## Written instruction
Only a number is wanted: how many lines in these records contain the word "this"?

## Data rows
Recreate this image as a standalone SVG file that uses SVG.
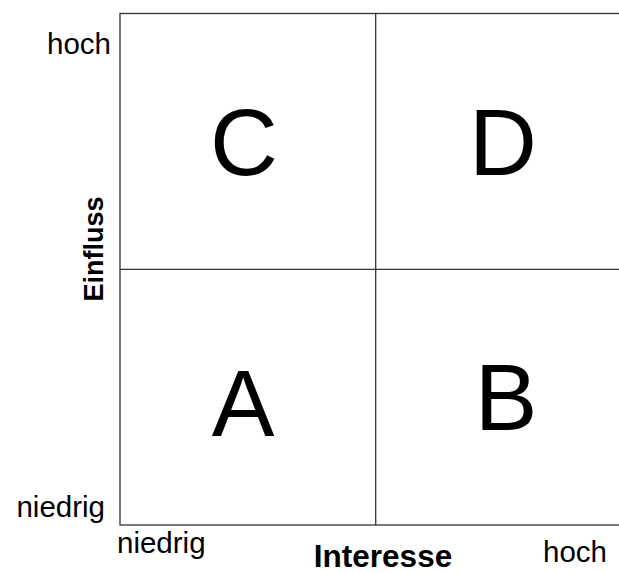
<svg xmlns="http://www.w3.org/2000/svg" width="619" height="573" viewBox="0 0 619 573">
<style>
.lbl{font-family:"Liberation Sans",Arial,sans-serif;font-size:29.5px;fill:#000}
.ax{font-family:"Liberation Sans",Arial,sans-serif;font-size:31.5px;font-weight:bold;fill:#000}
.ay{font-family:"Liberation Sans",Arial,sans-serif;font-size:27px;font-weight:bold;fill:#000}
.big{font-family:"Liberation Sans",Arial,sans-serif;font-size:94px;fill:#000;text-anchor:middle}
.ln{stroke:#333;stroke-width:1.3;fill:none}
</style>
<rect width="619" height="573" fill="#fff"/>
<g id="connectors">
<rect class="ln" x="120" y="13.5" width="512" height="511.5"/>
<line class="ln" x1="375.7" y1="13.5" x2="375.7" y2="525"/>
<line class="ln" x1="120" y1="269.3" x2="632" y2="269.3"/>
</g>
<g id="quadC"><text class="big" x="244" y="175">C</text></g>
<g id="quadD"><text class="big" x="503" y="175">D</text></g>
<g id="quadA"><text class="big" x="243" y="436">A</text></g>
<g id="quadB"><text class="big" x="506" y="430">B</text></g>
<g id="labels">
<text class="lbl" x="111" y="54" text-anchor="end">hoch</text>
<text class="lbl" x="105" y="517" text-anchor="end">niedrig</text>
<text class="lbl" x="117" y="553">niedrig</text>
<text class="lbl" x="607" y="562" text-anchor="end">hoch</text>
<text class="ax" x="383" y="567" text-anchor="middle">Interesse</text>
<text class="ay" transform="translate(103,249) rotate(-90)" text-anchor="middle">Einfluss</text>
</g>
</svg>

* * *

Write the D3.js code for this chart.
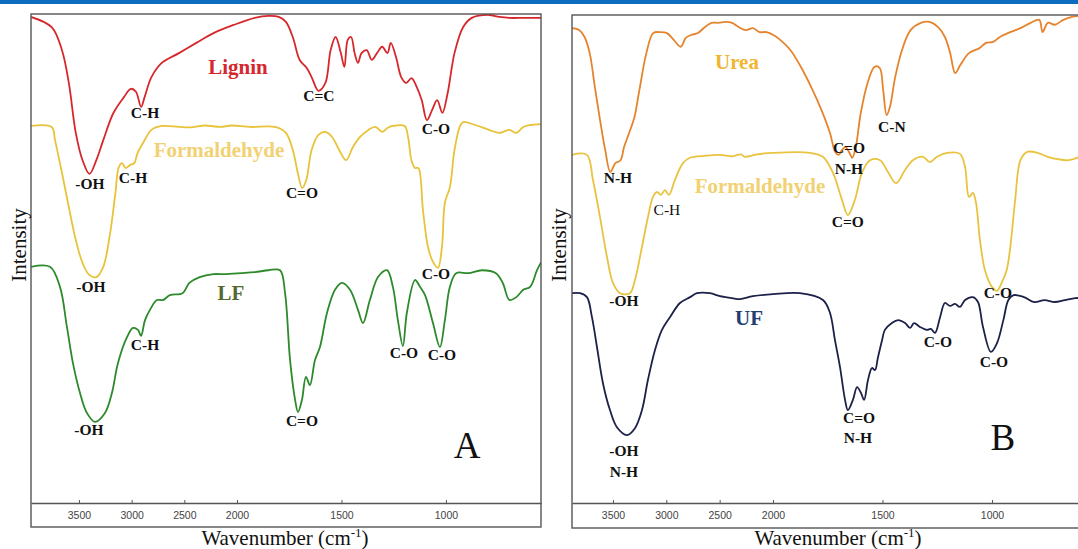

## Full output
2